Por R.S.Merces
“Não havíamos percebido que
aquilo que o público realmente abomina na homossexualidade não é a coisa em si,
mas o fato de ser obrigado a pensar nela.”, assim escreve E. M. Forster nas
notas finais de seu romance, “Maurice”. A frase vem seguida de “Maurice talvez
escape”.
O livro escrito estre os
anos de 1913 e 1914 permaneceu guardado até sua publicação em 1971. O tema
homossexualidade era ainda restrito na literatura e podemos apontar o início do
modernismo como grande difusor de um novo pensamento sobre o homem. Publicações
como “O quarto de Jacob” de Virginia Woolf e “Ulysses” de James Joyce,
apresentam o amor de um jovem por seu amigo e uma androginia masculina,
respectivamente. Contudo somente depois dos anos 60, movimentos de grupos
homossexuais possibilitam a leitura do amor não estereotipado de Forster.

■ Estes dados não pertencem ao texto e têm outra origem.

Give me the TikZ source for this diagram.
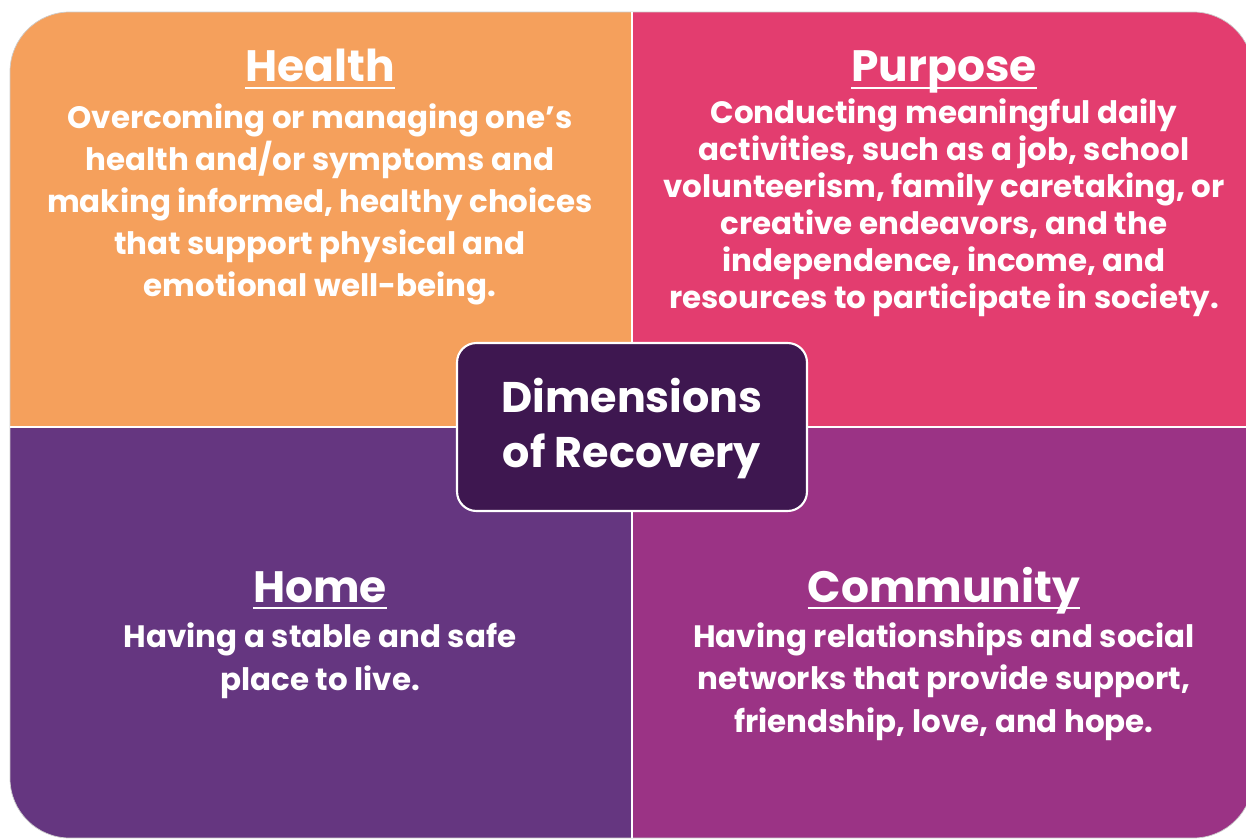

Maurice é um homem “comum”, “desajeitado”,
sem nenhuma caracterização, o que o deixa até mesmo desorientado no
reconhecimento de seu amor por Clive, um intelectual que busca nos
conhecimentos gregos sua identidade. Contrariando a tradição, existe aqui um
final feliz, o que torna o enredo quase impossível à sociedade tradicional da
época em que foi escrito.
Se o século XX trouxe um
grande avanço quanto ao reconhecimento do amor de um homem por outro homem,
infelizmente somos, diariamente, confortados por pensamentos arcaicos
principalmente por ideologias religiosas. As palavras de Forster escritas em setembro
de 1960 são tão atuais quanto seu romance.

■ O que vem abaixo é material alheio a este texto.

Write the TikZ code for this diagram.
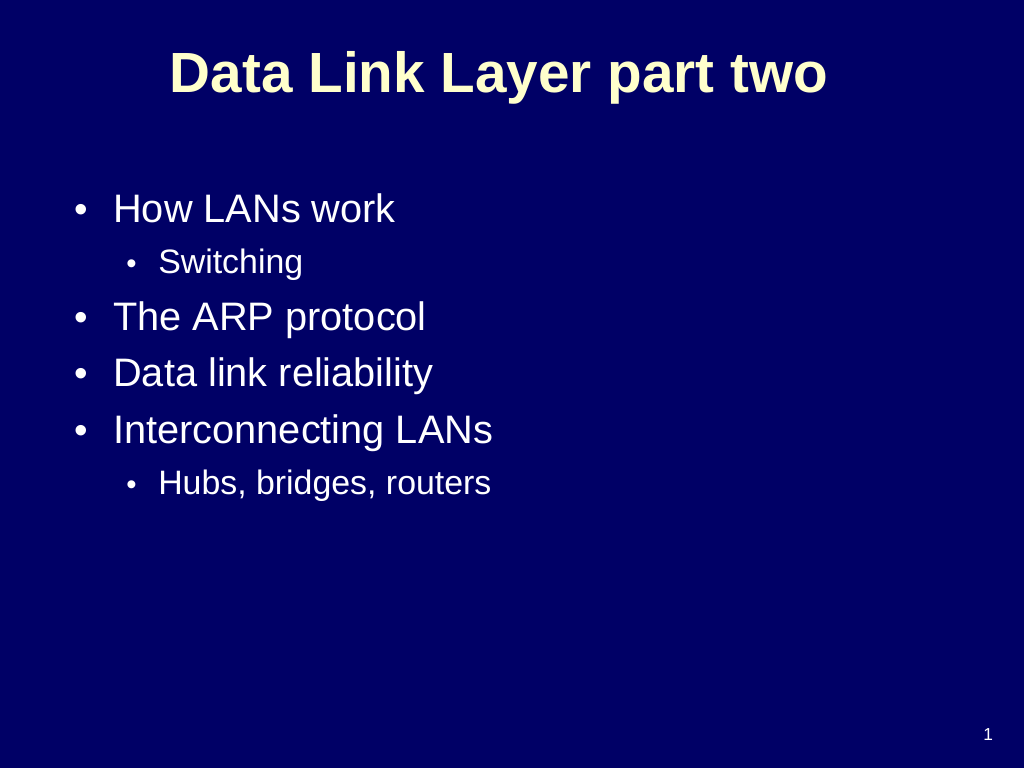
\documentclass[tikz,border=0pt]{standalone}
\usepackage{fontspec}
\setmainfont{Liberation Sans}
\definecolor{bg}{HTML}{000066}
\definecolor{ttl}{HTML}{FFFFCC}
\begin{document}
\begin{tikzpicture}[x=0.75pt,y=-0.75pt,
  every node/.style={inner sep=0,anchor=base west,text=white},
  l1/.style={font=\fontsize{29.8}{32}\selectfont},
  l2/.style={font=\fontsize{25.4}{28}\selectfont},
  d1/.style={font=\fontsize{29}{32}\selectfont},
  d2/.style={font=\fontsize{22}{24}\selectfont}]
\fill[bg] (0,0) rectangle (1024,768);
\useasboundingbox (0,0) rectangle (1024,768);
\node[anchor=base,text=ttl,font=\fontsize{42.5}{46}\selectfont\bfseries] (title) at (499,92) {Data Link Layer part two};
\node[d1] (b1d) at (74,222) {•}; \node[l1] (b1) at (113,222) {How LANs work};
\node[d2] (s1d) at (126,273) {•}; \node[l2] (s1) at (158,273) {Switching};
\node[d1] (b2d) at (74,330) {•}; \node[l1] (b2) at (113,330) {The ARP protocol};
\node[d1] (b3d) at (74,386) {•}; \node[l1] (b3) at (113,386) {Data link reliability};
\node[d1] (b4d) at (74,443) {•}; \node[l1] (b4) at (113,443) {Interconnecting LANs};
\node[d2] (s2d) at (126,494) {•}; \node[l2] (s2) at (158,494) {Hubs, bridges, routers};
\node[font=\fontsize{13}{14}\selectfont] (pg) at (983,740) {1};
\end{tikzpicture}
\end{document}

Acompanhamos nos últimos dias
as agressões virtuais sofridas pela escritora Lilian Farias na divulgação de
seu novo romance “Mulheres que não sabem chorar”. Por enquanto só tivemos a
publicação da sinopse do livro e de seu referido tema, a homossexualidade
feminina. Contudo as poucas palavras já causaram desconforto na internet e a
autora tem recebido mensagens de ódio e comentários ofensivos tanto ao texto
quanto à sua vida pessoal.
É comum que escritores sejam
constantemente confundidos com suas narrativas, criando neles a personificação
da verdade falha no texto. Esses limites, não reconhecíveis, no trabalho de
Lilian Farias demonstra o quanto ainda vivemos em uma sociedade que não quer
pensar na possibilidade de um verdadeiro amor entre pessoas do mesmo sexo.
As redes sociais hoje em sua
grande abrangência de usuários comportam infinitas representações de ideologias
marcantes do século XXI. E é essa liberdade que torna esse livro possível mesmo
com as diversas denúncias contra a página de divulgação.

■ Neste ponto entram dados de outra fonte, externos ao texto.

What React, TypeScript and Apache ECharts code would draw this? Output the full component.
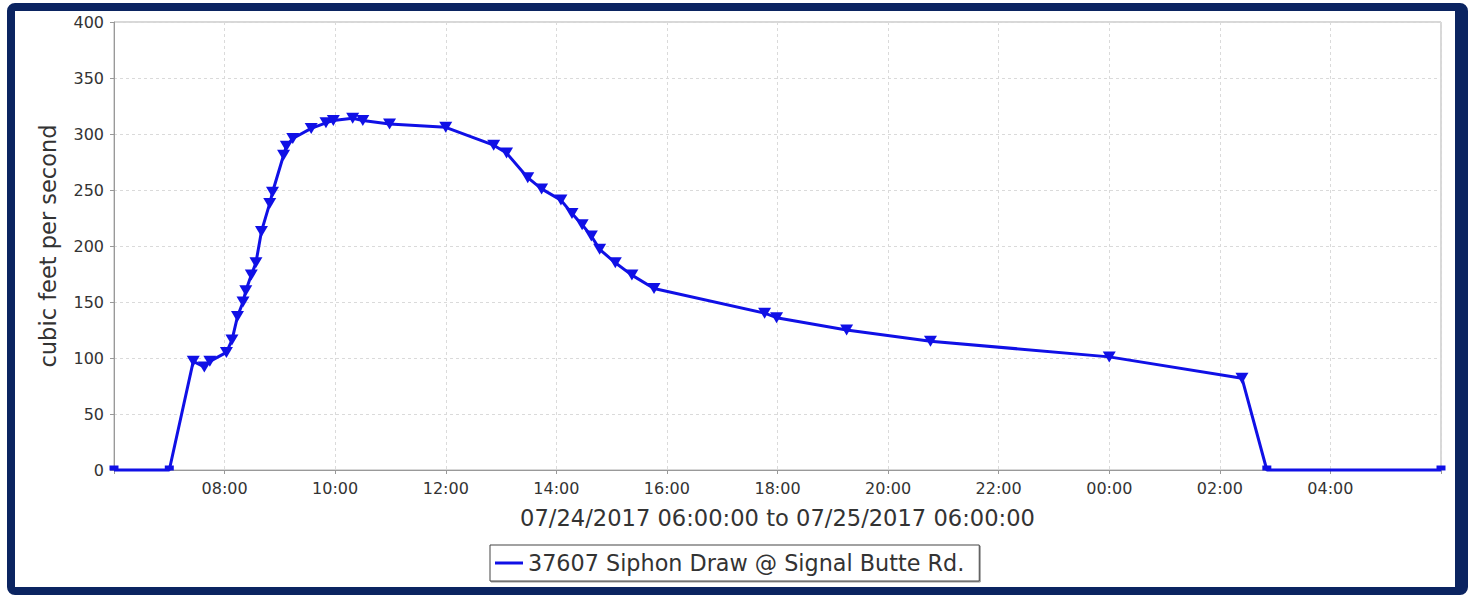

“Mulheres que não sabem chorar”
não ficará guardado em uma gaveta por 56 anos e ainda esse ano os leitores
poderão conferir o romance dessas duas “ainda misteriosas” personagens.
E aos preconceituosos
de plantão, lembrem-se de que ninguém precisa de salvação, precisamos é de
A.M.O.R. Lembrem-se de que a resistência criou a guerra e a guerra dizimou milhões
de pessoas. Lembrem-se de que não são obrigados a ler nada que não quiserem
ler. Lembrem-se de que somos humanos, somente ISSO.